Home buyers in higher priced markets definitely tend to need higher ratios-we see this in Silicon Valley for sure. It's easy for someone to say 90% of buyers won’t be effected by a 43% debt ratio-but in which market?
“What Effect the New QM Rules Could Have on Mortgages in the Future?”
I keep reading that the new QM rules will have very little effect on future home buyers. In the article below it is suggested that 90% of buyers won’t be effected by a 43% debt ratio.
So let me demonstrate some real numbers. This is based on the last two years of mortgages, that I did, not based on theory.
Debt ratio under 25%, 16%---- Debt ratio 26% to 33%, 18%---- Debt ratio 34% to 39%, 19%---- Debt ratio 40% to 43%, 21%---- above 44% is 26%. This is based on real numbers.
So, if some attempts to tell you that a 43% maximum debt ratio won’t have much effect, they don’t have a clue.
By: Brian Collins
The mortgage industry is facing a “regulatory tidal wave,” according to the Mortgage Bankers Association, as regulators are finally issuing the new rules mandated by the Dodd-Frank Act of 2010.
In the past two weeks the Consumer Financial Protection Bureau has issued four rules, including the qualified mortgage rule and a servicing regulation. More regulations are in the pipeline from the CFPB and other regulators.
“These changes will impact business operations and the future of mortgage access for years to come,” according to MBA president and chief executive David Stevens.

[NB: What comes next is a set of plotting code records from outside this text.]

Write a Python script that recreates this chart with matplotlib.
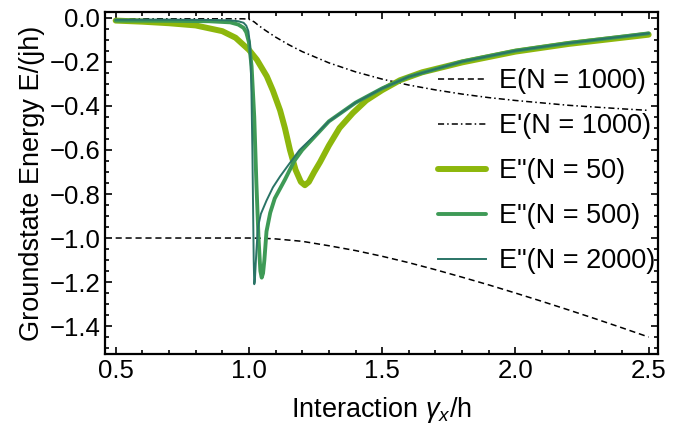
import matplotlib
matplotlib.use('Agg')

import numpy as np
from matplotlib import pyplot as plt
from matplotlib.ticker import MultipleLocator, FuncFormatter

plt.rcParams['font.family'] = ['Liberation Sans', 'DejaVu Sans']
plt.rcParams['mathtext.fontset'] = 'custom'
plt.rcParams['mathtext.rm'] = 'Liberation Sans'
plt.rcParams['mathtext.it'] = 'Liberation Sans:italic'

# E(N = 1000), dashed
x_e = [0.5, 0.6, 0.7, 0.8, 0.9, 0.95, 1.0, 1.05, 1.1, 1.2, 1.3, 1.4, 1.5, 1.6, 1.7,
       1.8, 1.9, 2.0, 2.1, 2.2, 2.3, 2.4, 2.5]
y_e = [-1.0, -1.0, -1.0, -1.0, -1.0, -1.0, -1.0, -1.001, -1.004, -1.015, -1.035, -1.057,
       -1.083, -1.112, -1.144, -1.178, -1.213, -1.25, -1.288, -1.327, -1.367, -1.408, -1.45]

# E'(N = 1000), dash-dot
x_ep = [0.5, 0.7, 0.9, 0.98, 1.0, 1.02, 1.034, 1.06, 1.1, 1.15, 1.2, 1.3, 1.4, 1.5, 1.6,
        1.7, 1.8, 1.9, 2.0, 2.2, 2.4, 2.5]
y_ep = [-0.004, -0.004, -0.004, -0.004, -0.006, -0.018, -0.032, -0.055, -0.087, -0.122,
        -0.153, -0.204, -0.245, -0.278, -0.305, -0.327, -0.346, -0.362, -0.375, -0.397,
        -0.413, -0.42]

# E''(N = 50)
x_50 = [0.5, 0.6, 0.7, 0.8, 0.9, 0.95, 1.0, 1.03, 1.067, 1.09, 1.117, 1.135, 1.154, 1.175,
        1.195, 1.21, 1.225, 1.245, 1.267, 1.3, 1.34, 1.39, 1.44, 1.5, 1.567, 1.65, 1.8,
        2.0, 2.2, 2.4, 2.5]
y_50 = [-0.012, -0.017, -0.024, -0.034, -0.06, -0.09, -0.145, -0.19, -0.265, -0.33, -0.42,
        -0.5, -0.6, -0.69, -0.745, -0.76, -0.745, -0.70, -0.655, -0.58, -0.5, -0.432,
        -0.375, -0.328, -0.283, -0.247, -0.202, -0.153, -0.118, -0.09, -0.076]

# E''(N = 500)
x_500 = [0.5, 0.7, 0.85, 0.93, 0.96, 0.98, 0.99, 1.0, 1.01, 1.02, 1.028, 1.036, 1.043,
         1.048, 1.053, 1.058, 1.066, 1.08, 1.097, 1.135, 1.17, 1.2, 1.3, 1.4, 1.5, 1.6,
         1.8, 2.0, 2.2, 2.4, 2.5]
y_500 = [-0.012, -0.013, -0.015, -0.02, -0.03, -0.045, -0.065, -0.11, -0.22, -0.45,
         -0.75, -1.0, -1.15, -1.18, -1.16, -1.1, -0.97, -0.885, -0.82, -0.735, -0.65,
         -0.6, -0.47, -0.385, -0.32, -0.267, -0.198, -0.149, -0.114, -0.085, -0.07]

# E''(N = 2000)
x_2000 = [0.5, 0.7, 0.85, 0.93, 0.96, 0.98, 0.99, 0.998, 1.004, 1.009, 1.013, 1.016,
          1.018, 1.02, 1.022, 1.028, 1.034, 1.045, 1.066, 1.09, 1.117, 1.15, 1.19, 1.25,
          1.3, 1.4, 1.5, 1.6, 1.8, 2.0, 2.2, 2.4, 2.5]
y_2000 = [-0.008, -0.008, -0.009, -0.011, -0.015, -0.022, -0.035, -0.06, -0.12, -0.3,
          -0.6, -0.9, -1.1, -1.21, -1.2, -1.06, -0.95, -0.89, -0.83, -0.77, -0.72, -0.665,
          -0.6, -0.53, -0.47, -0.385, -0.32, -0.267, -0.198, -0.149, -0.114, -0.085, -0.07]


def fmt(v, pos):
    s = '%.1f' % v
    if s == '-0.0':
        s = '0.0'
    return s.replace('-', '\u2212')


fig = plt.figure(figsize=(6.83, 4.26), dpi=100)
ax = fig.add_axes([105/683, 72/426, 553/683, 342/426])

ax.plot(x_e, y_e, color='black', lw=1.1, dashes=(4, 2.5), label='E(N = 1000)')
ax.plot(x_ep, y_ep, color='black', lw=1.1, dashes=(4, 2, 1, 2), label="E'(N = 1000)")
ax.plot(x_50, y_50, color='#8db70c', lw=4.3, solid_capstyle='round', label='E"(N = 50)')
ax.plot(x_500, y_500, color='#3e9a56', lw=2.8, solid_capstyle='round', label='E"(N = 500)')
ax.plot(x_2000, y_2000, color='#2a7466', lw=1.4, label='E"(N = 2000)')

ax.set_xlim(0.46, 2.535)
ax.set_ylim(-1.527, 0.027)
ax.xaxis.set_major_locator(MultipleLocator(0.5))
ax.xaxis.set_minor_locator(MultipleLocator(0.1))
ax.yaxis.set_major_locator(MultipleLocator(0.2))
ax.yaxis.set_minor_locator(MultipleLocator(0.05))
ax.xaxis.set_major_formatter(FuncFormatter(fmt))
ax.yaxis.set_major_formatter(FuncFormatter(fmt))
ax.tick_params(which='both', direction='in', top=True, right=True, width=1.2, labelsize=18.5)
ax.tick_params(which='major', length=5)
ax.tick_params(which='minor', length=3)
for s in ax.spines.values():
    s.set_linewidth(1.6)

ax.set_xlabel('Interaction $\\gamma_x$/h', fontsize=19.5, labelpad=9)
ax.set_ylabel('Groundstate Energy E/(jh)', fontsize=19.5, labelpad=3)

ax.legend(loc='upper left', bbox_to_anchor=(0.603, 0.835), frameon=False, fontsize=19.5,
          handlelength=1.75, handletextpad=0.48, labelspacing=0.7, borderpad=0,
          borderaxespad=0)

plt.savefig('out.png')
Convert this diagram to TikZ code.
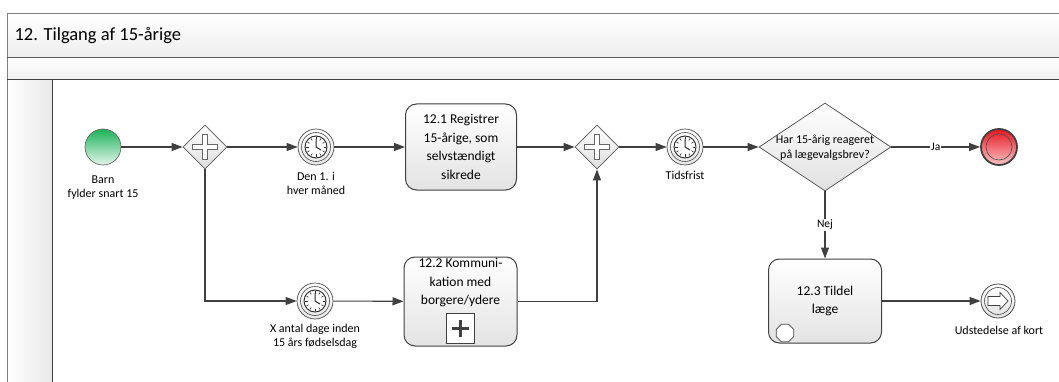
\documentclass[tikz,border=0pt]{standalone}
\usepackage{fontspec}
\setmainfont{Carlito}
\usepackage{xcolor}
\usetikzlibrary{arrows.meta,positioning,shapes.geometric}
\definecolor{startgreen}{RGB}{28,178,88}
\definecolor{endred}{RGB}{232,20,30}

\begin{document}
\begin{tikzpicture}[x=1pt,y=-1pt,
    flow/.style={-{Triangle[length=11pt,width=8pt]},line width=1.1pt,draw=black!75},
    task/.style={draw=black!75,line width=1pt,rounded corners=11pt,top color=white,bottom color=black!11,
        align=center,inner sep=0pt,font=\fontsize{13.5}{18.5}\selectfont},
    gate/.style={diamond,aspect=1,draw=black!65,line width=0.8pt,top color=white,bottom color=black!13,
        minimum size=44pt,inner sep=0pt,
        path picture={\draw[black!60,fill=white,line width=0.6pt,shift={(path picture bounding box.center)}]
            (-2.5pt,-12.5pt) -- (2.5pt,-12.5pt) -- (2.5pt,-2.5pt) -- (12.5pt,-2.5pt) -- (12.5pt,2.5pt)
            -- (2.5pt,2.5pt) -- (2.5pt,12.5pt) -- (-2.5pt,12.5pt) -- (-2.5pt,2.5pt) -- (-12.5pt,2.5pt)
            -- (-12.5pt,-2.5pt) -- (-2.5pt,-2.5pt) -- cycle;}},
    clock/.style={circle,draw=black!70,line width=0.7pt,top color=white,bottom color=black!10,
        minimum size=36pt,inner sep=0pt,
        path picture={
            \draw[black!70,line width=0.6pt,shift={(path picture bounding box.center)}] (0,0) circle (14.5pt);
            \draw[black!85,line width=0.9pt,fill=white,shift={(path picture bounding box.center)}] (0,0) circle (11pt);
            \foreach \a in {0,30,...,330}
                \draw[black!85,line width=0.6pt,shift={(path picture bounding box.center)}] (\a:7.5pt) -- (\a:9.8pt);
            \draw[black!85,line width=1pt,shift={(path picture bounding box.center)}] (0pt,8pt) -- (0pt,0pt) -- (5pt,-3pt);}},
    lbl/.style={align=center,text=black,font=\fontsize{12}{14.5}\selectfont},
]
\useasboundingbox (0,0) rectangle (1059,382);

% Pool and lane
\fill[top color=white,bottom color=black!7] (7,14) rectangle (1059,58);
\fill[top color=white,bottom color=black!6] (7,58) rectangle (1059,80);
\fill[left color=white,right color=black!9] (7,80) rectangle (52,382);
\draw[black!50,line width=1pt] (1059,14) -- (7,14) -- (7,382);
\draw[black!65,line width=1pt] (7,58) -- (1059,58);
\draw[black!75,line width=1pt] (7,80) -- (1059,80);
\draw[black!75,line width=1pt] (52,80) -- (52,382);
\node[anchor=west,text=black,font=\fontsize{18.5}{21}\selectfont] (title) at (11,36) {12. Tilgang af 15-årige};

% Start event
\node[circle,draw=black!60,line width=0.7pt,top color=startgreen,bottom color=startgreen!12,
    minimum size=36pt,inner sep=0pt] (start) at (103,147) {};
\node[lbl] (start-lbl) at (103,187.5) {Barn\\fylder snart 15};

% Split
\node[gate] (g1) at (205,147) {};

% Timers
\node[clock] (t1) at (316,147) {};
\node[lbl] (t1-lbl) at (316,183.5) {Den 1. i\\hver måned};
\node[clock] (t2) at (315,301) {};
\node[lbl] (t2-lbl) at (315,336.5) {X antal dage inden\\15 års fødselsdag};

% Tasks
\node[task,minimum width=111pt,minimum height=86pt] (k1) at (461,147) {12.1 Registrer\\15-årige, som\\selvstændigt\\sikrede};
\node[task,minimum width=113pt,minimum height=89pt] (k2) at (460.5,301.5) {};
\node[align=center,inner sep=0pt,font=\fontsize{13.5}{18.5}\selectfont] (k2-txt) at (460.5,283) {12.2 Kommuni-\\kation med\\borgere/ydere};
\node[draw=black!75,line width=0.8pt,fill=white,minimum width=28pt,minimum height=30pt,inner sep=0pt,
    path picture={\draw[line width=2.2pt,shift={(path picture bounding box.center)}]
        (-8.5pt,0pt) -- (8.5pt,0pt) (0pt,-8.5pt) -- (0pt,8.5pt);}] (k2-plus) at (460.5,328.5) {};

% Join
\node[gate] (g2) at (597,147) {};

% Deadline
\node[clock] (t3) at (685,147) {};
\node[lbl] (t3-lbl) at (685,175) {Tidsfrist};

% Decision
\node[diamond,draw=black!65,line width=0.8pt,top color=white,bottom color=black!12,
    minimum width=132pt,minimum height=88pt,inner sep=0pt] (q) at (825,147) {};
\node[align=center,text=black,font=\fontsize{12}{14.5}\selectfont] (q-txt) at (825,148) {Har 15-årig reageret\\på lægevalgsbrev?};

% End event
\node[circle,draw=black!75,line width=1.8pt,top color=endred,bottom color=endred!25,
    minimum size=36pt,inner sep=0pt,
    path picture={\draw[black!70,line width=0.6pt,shift={(path picture bounding box.center)}] (0,0) circle (13pt);}] (stop) at (999,147) {};

% Task 12.3
\node[task,minimum width=113pt,minimum height=84pt] (k3) at (825,301) {12.3 Tildel\\læge};
\node[regular polygon,regular polygon sides=8,draw=black!70,line width=0.7pt,fill=white,
    minimum size=19pt,inner sep=0pt] (k3-ico) at (785,333) {};

% Link event
\node[circle,draw=black!70,line width=0.8pt,top color=white,bottom color=black!12,
    minimum size=34pt,inner sep=0pt,
    path picture={
        \draw[black!70,line width=0.6pt,shift={(path picture bounding box.center)}] (0,0) circle (13.5pt);
        \draw[black!75,line width=0.7pt,fill=white,shift={(path picture bounding box.center)}]
            (-10pt,4.5pt) -- (2pt,4.5pt) -- (2pt,8.5pt) -- (10pt,0pt) -- (2pt,-8.5pt) -- (2pt,-4.5pt) -- (-10pt,-4.5pt) -- cycle;}] (link) at (998,301) {};
\node[lbl] (link-lbl) at (999,330) {Udstedelse af kort};

% Flows
\draw[flow] (start) -- (g1);
\draw[flow] (g1) -- (t1);
\draw[flow] (t1) -- (k1);
\draw[flow] (k1) -- (g2);
\draw[flow] (g1.south) |- (t2);
\draw[flow] (t2) -- (k2);
\draw[flow] (k2) -| (g2.south);
\draw[flow] (g2) -- (t3);
\draw[flow] (t3) -- (q);
\draw[flow] (q) -- node[fill=white,inner sep=1pt,text=black,font=\fontsize{11.5}{13}\selectfont] (ja) {Ja} (stop);
\draw[flow] (q) -- node[fill=white,inner sep=1pt,text=black,font=\fontsize{11.5}{13}\selectfont] (nej) {Nej} (k3);
\draw[flow] (k3) -- (link);

\end{tikzpicture}
\end{document}
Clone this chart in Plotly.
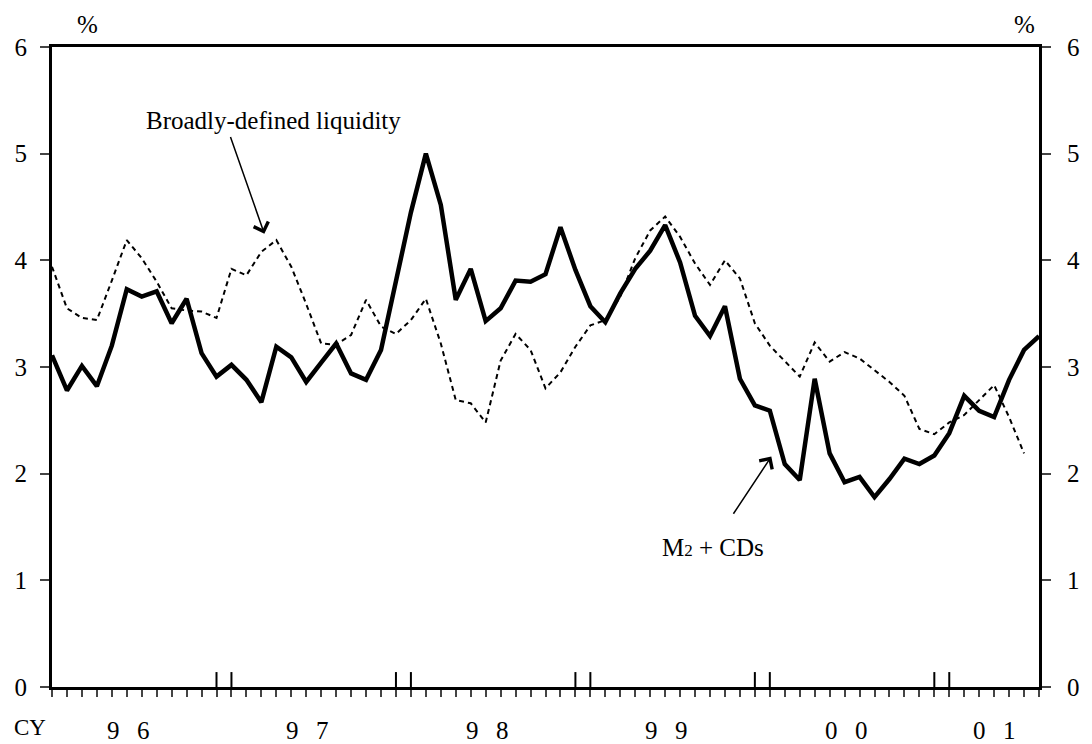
import plotly.graph_objects as go

# Monthly data, Jan 1996 onward (y/y % change)
months = [f"{y}-{m:02d}" for y in range(1996, 2002) for m in range(1, 13)][:67]
m2_cds = [3.11, 2.78, 3.01, 2.82, 3.20, 3.73, 3.66, 3.71, 3.41, 3.64, 3.13, 2.91,
          3.02, 2.88, 2.67, 3.19, 3.09, 2.86, 3.04, 3.22, 2.94, 2.88, 3.16, 3.81,
          4.45, 5.00, 4.52, 3.63, 3.92, 3.43, 3.55, 3.81, 3.80, 3.87, 4.31, 3.91,
          3.57, 3.42, 3.69, 3.92, 4.09, 4.33, 3.98, 3.48, 3.29, 3.57, 2.89, 2.64,
          2.59, 2.09, 1.94, 2.89, 2.19, 1.92, 1.97, 1.78, 1.95, 2.14, 2.09, 2.17,
          2.38, 2.73, 2.59, 2.53, 2.88, 3.16, 3.29]
liquidity = [3.94, 3.55, 3.46, 3.44, 3.81, 4.19, 4.02, 3.80, 3.55, 3.53, 3.52, 3.46,
             3.92, 3.86, 4.08, 4.19, 3.94, 3.59, 3.22, 3.21, 3.30, 3.63, 3.38, 3.31,
             3.44, 3.64, 3.22, 2.69, 2.66, 2.48, 3.06, 3.31, 3.16, 2.80, 2.95, 3.19,
             3.39, 3.44, 3.66, 4.02, 4.28, 4.41, 4.22, 3.97, 3.77, 4.00, 3.83, 3.41,
             3.20, 3.05, 2.91, 3.23, 3.05, 3.14, 3.08, 2.97, 2.86, 2.73, 2.42, 2.37,
             2.48, 2.55, 2.69, 2.83, 2.53, 2.19]
year_labels = ["9\u2002\u20096", "9\u2002\u20097", "9\u2002\u20098",
               "9\u2002\u20099", "0\u2002\u20090", "0\u2002\u20091"]
y_ticks = [0, 1, 2, 3, 4, 5, 6]

idx = list(range(len(months)))
FONT = "Liberation Serif"

fig = go.Figure()
fig.add_trace(go.Scatter(x=idx, y=m2_cds, mode="lines", name="M2 + CDs",
                         line=dict(color="black", width=4.5), yaxis="y"))
fig.add_trace(go.Scatter(x=idx[:len(liquidity)], y=liquidity, mode="lines",
                         name="Broadly-defined liquidity",
                         line=dict(color="black", width=2, dash="5px,4px"), yaxis="y2"))

# year boundary double ticks (Dec / Jan)
shapes = []
for i, m in enumerate(months):
    if i > 0 and (m.endswith("-12") or m.endswith("-01")):
        shapes.append(dict(type="line", xref="x", yref="y", x0=i, x1=i, y0=0, y1=0.14,
                           line=dict(color="black", width=2)))

annotations = []
years = sorted(set(m[:4] for m in months))
for lab, yr in zip(year_labels, years):
    ii = [i for i, m in enumerate(months) if m.startswith(yr)]
    mid = (ii[0] + ii[-1]) / 2
    if len(ii) == 12:
        mid -= 0.4
    annotations.append(dict(x=mid, y=0, xref="x", yref="paper", text=lab, showarrow=False,
                            xanchor="center", yanchor="middle",
                            yshift=-43, font=dict(family=FONT, size=25, color="black")))
annotations.append(dict(x=0.0, y=0, xref="paper", yref="paper", text="CY", showarrow=False,
                        xanchor="center", yanchor="middle",
                        xshift=-22, yshift=-40, font=dict(family=FONT, size=23, color="black")))
annotations.append(dict(x=0.0, y=1, xref="paper", yref="paper", text="%", showarrow=False,
                        xanchor="center", yanchor="middle",
                        xshift=35, yshift=23, font=dict(family=FONT, size=25, color="black")))
annotations.append(dict(x=1.0, y=1, xref="paper", yref="paper", text="%", showarrow=False,
                        xanchor="center", yanchor="middle",
                        xshift=-15, yshift=23, font=dict(family=FONT, size=25, color="black")))
# labels with arrows
annotations.append(dict(x=14.2, y=4.25, xref="x", yref="y", ax=11.9, ay=5.17, axref="x", ayref="y",
                        text="", showarrow=True, arrowhead=4, arrowsize=2, arrowwidth=1.5,
                        arrowcolor="black"))
annotations.append(dict(x=14.8, y=5.31, xref="x", yref="y", text="Broadly-defined liquidity",
                        showarrow=False, xanchor="center", yanchor="middle",
                        font=dict(family=FONT, size=25, color="black")))
annotations.append(dict(x=48.1, y=2.16, xref="x", yref="y", ax=45.5, ay=1.61, axref="x", ayref="y",
                        text="", showarrow=True, arrowhead=4, arrowsize=2, arrowwidth=1.5,
                        arrowcolor="black"))
annotations.append(dict(x=44.2, y=1.31, xref="x", yref="y",
                        text="M<span style='font-size:17px'>2</span> + CDs",
                        showarrow=False, xanchor="center", yanchor="middle",
                        font=dict(family=FONT, size=25, color="black")))

yax = dict(range=[0, 6], tickvals=y_ticks, ticks="outside", ticklen=9, tickwidth=2,
           showline=True, linewidth=3, linecolor="black", showgrid=False, zeroline=False,
           tickfont=dict(family=FONT, size=25, color="black"), fixedrange=True)

fig.update_layout(
    width=1092, height=744,
    margin=dict(l=52, r=42, t=47, b=57),
    paper_bgcolor="white", plot_bgcolor="white",
    showlegend=False,
    xaxis=dict(range=[0, len(months) - 1], tickvals=idx, ticktext=[""] * len(idx),
               ticks="outside", ticklen=7, tickwidth=2, showline=True, linewidth=3,
               linecolor="black", mirror=True, showgrid=False, zeroline=False),
    yaxis=dict(**yax, side="left", ticklabelstandoff=8),
    yaxis2=dict(**yax, side="right", overlaying="y", ticklabelstandoff=11),
    shapes=shapes,
    annotations=annotations,
)
fig.write_html("out.html", config={"displayModeBar": False},
               post_script="document.body.style.margin='0';document.body.style.overflow='hidden';")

He noted that the QM rule is unlikely to have much impact on the availability of credit since 90% of loans originated today go through Fannie Mae, Freddie Mac and Federal Housing Administration automated underwriting, which the CFPB will recognize as QM loans.
“However, it is not going to do much to loosen credit either,” Stevens said in speaking to the Exchequer Club in Washington.
To achieve the right balance, the MBA executive wants the White House to appoint a “traffic cop” to provide some coordination over the onslaught of mortgage regulations that will be issued over the next six months.
“We can get the rules done right with a coordinated, balanced approach that doesn’t tighten credit,” he said.
A White House office of housing policy “won’t have the authority to tell regulators what to do,” Stevens said.
But this traffic cop could get the regulators to work together, identify conflicts between regulations and try to balance the timing of the implementation of regulations and their impact on the market.
“It would give us all greater confidence in the real estate finance market and help set housing on a sustainable recovery path,” Stevens said.
The MBA president also noted that Fannie and Freddie need to be included in the regulatory network.
Other government agencies are required to issue proposals for public comment when they make significant changes in their rules or requirements.
The GSEs are significant in part of the “broader housing and economic ecosystem,” Stevens said, and they should be more open and transparent in making major policy or business changes.
“The good news is that the Federal Housing Finance Agency, Fannie Mae and Freddie Mac have shown a willingness to discuss how we can work toward transparency and be better coordinated going forward,” he said.
A few months ago, the GSE regulator issued a proposal that called for merging Fannie and Freddie’s securitization platforms so it could for used for issuing both agency and private-label MBS.
But aspects of the FHFA proposal troubled several trade groups, including the MBA. The GSE regulator is reconsidering that proposal.